Carta
de Judas.
Judas, servidor de Jesús el Mesías y hermano de Santiago, a
los llamados que ama Dios Padre y custodia Jesús el Mesías. Les deseo
misericordia paz y amor crecientes.
Amigos, pongo siempre mucho empeño en escribirles acerca de
nuestra salvación; y me veo obligado a mandarles esta carta, para animarlos a
combatir por esa fe que se trasmitió al pueblo santo de una vez para siempre.

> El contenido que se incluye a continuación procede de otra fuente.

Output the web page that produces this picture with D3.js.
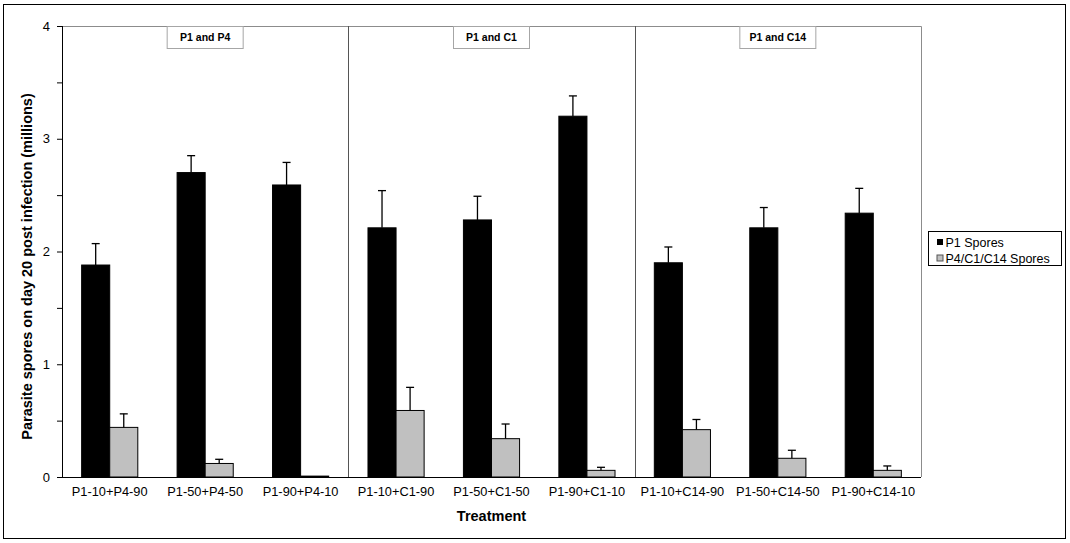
<!DOCTYPE html>
<html>
<head>
<meta charset="utf-8">
<script src="https://cdn.jsdelivr.net/npm/d3@7"></script>
<style>
  body { margin: 0; background: #fff; }
  text { font-family: "Liberation Sans", Arial, sans-serif; }
</style>
</head>
<body>
<svg id="chart"></svg>
<script>
const treatments = ["P1-10+P4-90", "P1-50+P4-50", "P1-90+P4-10",
                    "P1-10+C1-90", "P1-50+C1-50", "P1-90+C1-10",
                    "P1-10+C14-90", "P1-50+C14-50", "P1-90+C14-10"];
const panels = ["P1 and P4", "P1 and C1", "P1 and C14"];
const seriesNames = ["P1 Spores", "P4/C1/C14 Spores"];
const p1Spores = [1.88, 2.70, 2.59, 2.21, 2.28, 3.20, 1.90, 2.21, 2.34];
const p1Err = [0.19, 0.15, 0.20, 0.33, 0.21, 0.18, 0.14, 0.18, 0.22];
const otherSpores = [0.44, 0.12, 0.008, 0.59, 0.34, 0.059, 0.42, 0.166, 0.059];
const otherErr = [0.12, 0.037, 0, 0.205, 0.13, 0.027, 0.09, 0.071, 0.039];
const yTicks = [0, 0.5, 1, 1.5, 2, 2.5, 3, 3.5, 4];

const width = 1070, height = 543;
const margin = { top: 26, right: 149, bottom: 66, left: 62 };

const svg = d3.select("#chart")
              .attr("width", width)
              .attr("height", height);

// outer frame
svg.append("rect")
   .attr("x", 3.5).attr("y", 4.5)
   .attr("width", 1062).attr("height", 534)
   .attr("fill", "none").attr("stroke", "#000");

// build rows for each treatment
const rows = treatments.map((t, i) => ({
    treatment: t,
    bars: [
        { series: seriesNames[0], value: p1Spores[i], err: p1Err[i] },
        { series: seriesNames[1], value: otherSpores[i], err: otherErr[i] }
    ]
}));

const x0 = d3.scaleBand()
             .domain(treatments)
             .range([margin.left, width - margin.right])
             .padding(0);

const x1 = d3.scaleBand()
             .domain(seriesNames)
             .range([0, x0.bandwidth()])
             .paddingInner(0)
             .paddingOuter(0.7);

const y = d3.scaleLinear()
            .domain([0, 4])
            .range([height - margin.bottom, margin.top]);

const color = d3.scaleOrdinal()
                .domain(seriesNames)
                .range(["#000000", "#c0c0c0"]);

const plotL = margin.left, plotR = width - margin.right;
const plotT = margin.top, plotB = height - margin.bottom;

// plot area border (top / right) in grey
svg.append("path")
   .attr("d", `M${plotL},${plotT + 0.5}H${plotR + 0.5}V${plotB}`)
   .attr("fill", "none")
   .attr("stroke", "#8c8c8c");

// panel dividers
[3, 6].forEach(i => {
    const xv = Math.round(x0(treatments[i])) + 0.5;
    svg.append("line")
       .attr("x1", xv).attr("x2", xv)
       .attr("y1", plotT).attr("y2", plotB)
       .attr("stroke", "#555");
});

// panel labels
panels.forEach((p, i) => {
    const xs = x0(treatments[i * 3]);
    const xe = x0(treatments[i * 3 + 2]) + x0.bandwidth();
    const cx = (xs + xe) / 2;
    svg.append("rect")
       .attr("x", cx - 38).attr("y", plotT + 0.5)
       .attr("width", 76).attr("height", 22)
       .attr("fill", "#fff")
       .attr("stroke", "#a6a6a6");
    svg.append("text")
       .attr("x", cx).attr("y", plotT + 15)
       .attr("text-anchor", "middle")
       .style("font-size", "10.5px")
       .style("font-weight", "bold")
       .text(p);
});

// bars
const groups = svg.selectAll(".grp")
   .data(rows)
   .enter()
   .append("g")
   .attr("class", "grp")
   .attr("transform", d => `translate(${x0(d.treatment)},0)`);

groups.selectAll("rect")
   .data(d => d.bars)
   .enter()
   .append("rect")
   .attr("x", d => x1(d.series))
   .attr("y", d => y(d.value))
   .attr("width", x1.bandwidth())
   .attr("height", d => y(0) - y(d.value))
   .attr("fill", d => color(d.series))
   .attr("stroke", "#000")
   .attr("stroke-width", 1);

// error bars (upper only)
const errs = groups.selectAll(".err")
   .data(d => d.bars.filter(b => b.err > 0))
   .enter()
   .append("g")
   .attr("class", "err");

errs.append("line")
    .attr("x1", d => x1(d.series) + x1.bandwidth() / 2)
    .attr("x2", d => x1(d.series) + x1.bandwidth() / 2)
    .attr("y1", d => y(d.value))
    .attr("y2", d => y(d.value + d.err))
    .attr("stroke", "#000").attr("stroke-width", 1.3);

errs.append("line")
    .attr("x1", d => x1(d.series) + x1.bandwidth() / 2 - 4)
    .attr("x2", d => x1(d.series) + x1.bandwidth() / 2 + 4)
    .attr("y1", d => y(d.value + d.err))
    .attr("y2", d => y(d.value + d.err))
    .attr("stroke", "#000").attr("stroke-width", 1.3);

// x axis
const xAxis = svg.append("g")
   .attr("transform", `translate(0,${plotB})`)
   .call(d3.axisBottom(x0).tickSize(0).tickPadding(10));
xAxis.select(".domain").attr("stroke", "#000").attr("d", `M${plotL},0.5H${plotR}`);
xAxis.selectAll("text")
     .style("font-size", "12.8px")
     .style("font-family", "'Liberation Sans', Arial, sans-serif")
     .attr("fill", "#000");

// y axis
const yAxis = svg.append("g")
   .attr("transform", `translate(${plotL},0)`)
   .call(d3.axisLeft(y)
           .tickValues(yTicks)
           .tickSize(5)
           .tickPadding(7)
           .tickFormat(d => Number.isInteger(d) ? d : ""));
yAxis.select(".domain").attr("d", `M0.5,${plotT}V${plotB}`).attr("stroke", "#000");
yAxis.selectAll("text")
     .style("font-size", "13px")
     .style("font-family", "'Liberation Sans', Arial, sans-serif")
     .attr("fill", "#000");

// axis titles
svg.append("text")
   .attr("x", (plotL + plotR) / 2)
   .attr("y", 521)
   .attr("text-anchor", "middle")
   .style("font-size", "14.5px")
   .style("font-weight", "bold")
   .text("Treatment");

svg.append("text")
   .attr("transform", `translate(32,${(plotT + plotB) / 2 + 15}) rotate(-90)`)
   .attr("text-anchor", "middle")
   .style("font-size", "14.5px")
   .style("font-weight", "bold")
   .text("Parasite spores on day 20 post infection (millions)");

// legend
const legend = svg.append("g")
   .attr("transform", "translate(928.5,231.5)");

legend.append("rect")
      .attr("width", 133).attr("height", 34)
      .attr("fill", "#fff").attr("stroke", "#000");

seriesNames.forEach((s, i) => {
    legend.append("rect")
          .attr("x", 8.5).attr("y", 7.5 + i * 16)
          .attr("width", 6).attr("height", 6)
          .attr("fill", color(s))
          .attr("stroke", i === 0 ? "none" : "#555");
    legend.append("text")
          .attr("x", 17).attr("y", 15 + i * 16)
          .style("font-size", "12.5px")
          .text(s);
});
</script>
</body>
</html>
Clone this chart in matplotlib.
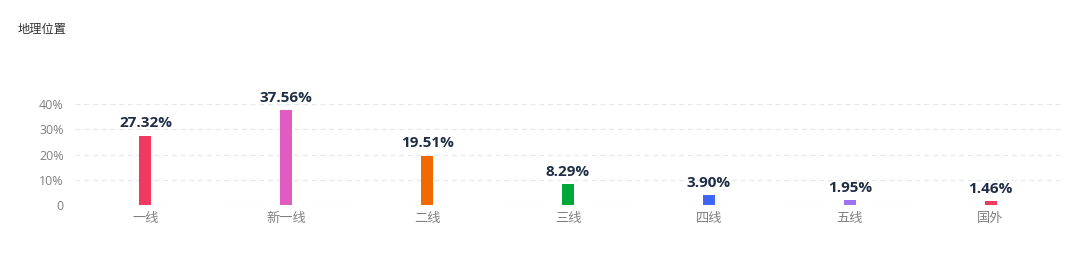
import matplotlib
matplotlib.use("Agg")
import matplotlib.pyplot as plt

plt.rcParams['font.family'] = ['Noto Sans CJK SC', 'DejaVu Sans']

# data
categories = ['一线', '新一线', '二线', '三线', '四线', '五线', '国外']
shares = [27.32, 37.56, 19.51, 8.29, 3.90, 1.95, 1.46]
bar_colors = ['#f03a61', '#e05cc0', '#f06a00', '#00a83a', '#4065f5', '#a070f5', '#f03a61']
y_ticks = [0, 10, 20, 30, 40]
y_labels = ['0', '10%', '20%', '30%', '40%']

fig = plt.figure(figsize=(10.8, 2.74), dpi=100)
fig.patch.set_facecolor('white')

ax = fig.add_axes([75 / 1080, 69 / 274, 986 / 1080, 101 / 274])
ax.set_facecolor('white')

x = list(range(len(categories)))
bars = ax.bar(x, shares, width=0.086, color=bar_colors, zorder=3)

# value labels on top of bars
for xi, v in zip(x, shares):
    ax.annotate(f'{v:.2f}%', xy=(xi, v), xytext=(0, 4), textcoords='offset points',
                ha='center', va='bottom', fontsize=11, fontweight='bold',
                family=['Open Sans', 'DejaVu Sans'],
                color='#1f2d45', annotation_clip=False)

ax.set_xlim(-0.5, len(categories) - 0.5)
ax.set_ylim(0, 40)
ax.set_yticks(y_ticks)
ax.set_yticklabels(y_labels, family=['Open Sans', 'DejaVu Sans'])
ax.set_xticks(x)
ax.set_xticklabels(categories)

for yv in y_ticks:
    ax.axhline(yv, color='#e6e8ec', linewidth=0.9, linestyle=(0, (4, 3)), zorder=1)

for s in ax.spines.values():
    s.set_visible(False)
ax.tick_params(axis='both', length=0, colors='#808080')
ax.tick_params(axis='y', pad=8, labelsize=9)
ax.tick_params(axis='x', pad=5, labelsize=9.5)

fig.text(18 / 1080, 1 - 30 / 274, '地理位置', fontsize=8.8, color='#333333',
         ha='left', va='center')

fig.savefig('out.png', dpi=100, facecolor=fig.get_facecolor())
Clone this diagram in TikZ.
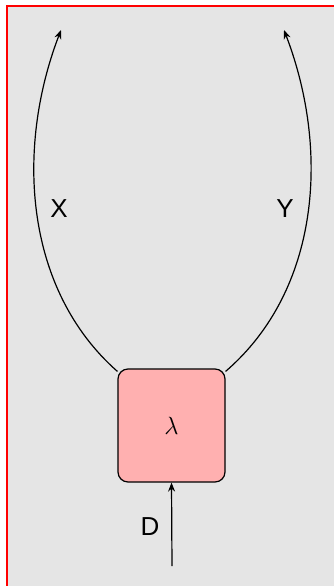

La
razón es que se han infiltrado ciertos individuos que incurren en la
condenación anunciada antiguamente por la Escritura, impíos que han convertido
en libertinaje la gracia de nuestro Dios y rechazan a nuestro único Soberano y
Señor, Jesús el Mesías.
Aunque ustedes saben de sobra, quiero, sin embargo, traerles
a la memoria que el Señor, después de haber sacado al pueblo de Egipto,
exterminó más tarde a los que no creyeron; y que a los ángeles que no se
mantuvieron en su rango y abandonaron su propia morada los tiene guardador para
el juicio del gran día, atados en las tinieblas con cadenas perpetuas. También
Sodoma y Gomorra, con las ciudades circunvecinas, por haberse entregado a la
inmoralidad como éstos, practicando vicios contra naturaleza, quedan ahí como
ejemplo, incendiada en castigo perpetuo.
Lo mismo pasa con éstos: sus destinos los llevan a
contaminar la carne, a rechazar todo señorío, a maldecir a seres gloriosos. El
arcángel Miguel, cuando reñía con el diablo disputándole el cuerpo de Moisés,
no se atrevió a echarle una maldición, dijo solamente: “Que el Señor te
reprima”, estos en cambio, maldicen lo que no conocen y con sus instintos,
comunes con los animales, se corrompen. ¡Ay de ellos! Se metieron por la senda
de Caín, por dinero cayeron en la aberración de Balaán y perecieron en el motín
de Coré.
Son
éstos los que con sus comidas fraternas –qué vergüenza- banqueteaban sin
recato, echándose pienso. Nubes sin lluvia que se llevan los vientos, árboles
que en otoño no dan fruto y que arrancados de cuajo mueren por segunda vez;
olas bravías del mar coronadas por la espuma de sus propias desvergüenzas;
estrellas fugaces a quienes está reservada la oscuridad de las eternas
tinieblas. A éstos se refería aquella profecía de Enoc, el séptimo después de
Adán: “Miren, llega el Señor con sus millares de ángeles, para dar sentencia
contra todos y dejar convictos a todos los impíos de todas las obras impías que
impíamente cometieron, y de todas las insolencias que pronunciaron contra él
esos impíos pecadores”. Son una partida de murmuradores que reniegan de su
suerte y proceden como les dictan sus deseos; su boca habla pomposamente para
impresionar a las personas y sacarles dinero.
Ustedes queridos hermanos, acuérdense de lo que predijeron
los Apóstoles de Nuestro Señor, Jesús el Mesías. Ellos les decían que en el
tiempo final habrá quienes se rían de todo y procedan como les dictan sus
deseos impíos. Son éstos los que se constituyen en casta, siendo hombres de
instintos y sin espíritu. Ustedes, en cambio, queridos hermanos, váyanse
asentando sobre el cimiento de su santa fe, oren movidos por el Espíritu Santo
y manténganse así en el amor de Dios, aguardando a que la misericordia de
nuestro Señor, Jesús el Mesías, les dé vida eterna.
¿Vacilan
algunos? Tengan compasión de ellos; a unos sálvenlos arrancándolos del fuego, a
otros muéstrenles compasión, pero con cautela, aborreciendo hasta el vestido
que está manchado por los bajos instintos.
Al único Dios, nuestro Salvador, que puede preservarlos de
tropiezos y presentarlos ante su gloria exultantes y sin mancha, gloria y
majestad, dominio y poderío por Jesús el Mesías, nuestro Señor, desde siempre y
ahora y por los siglos de los siglos, amén.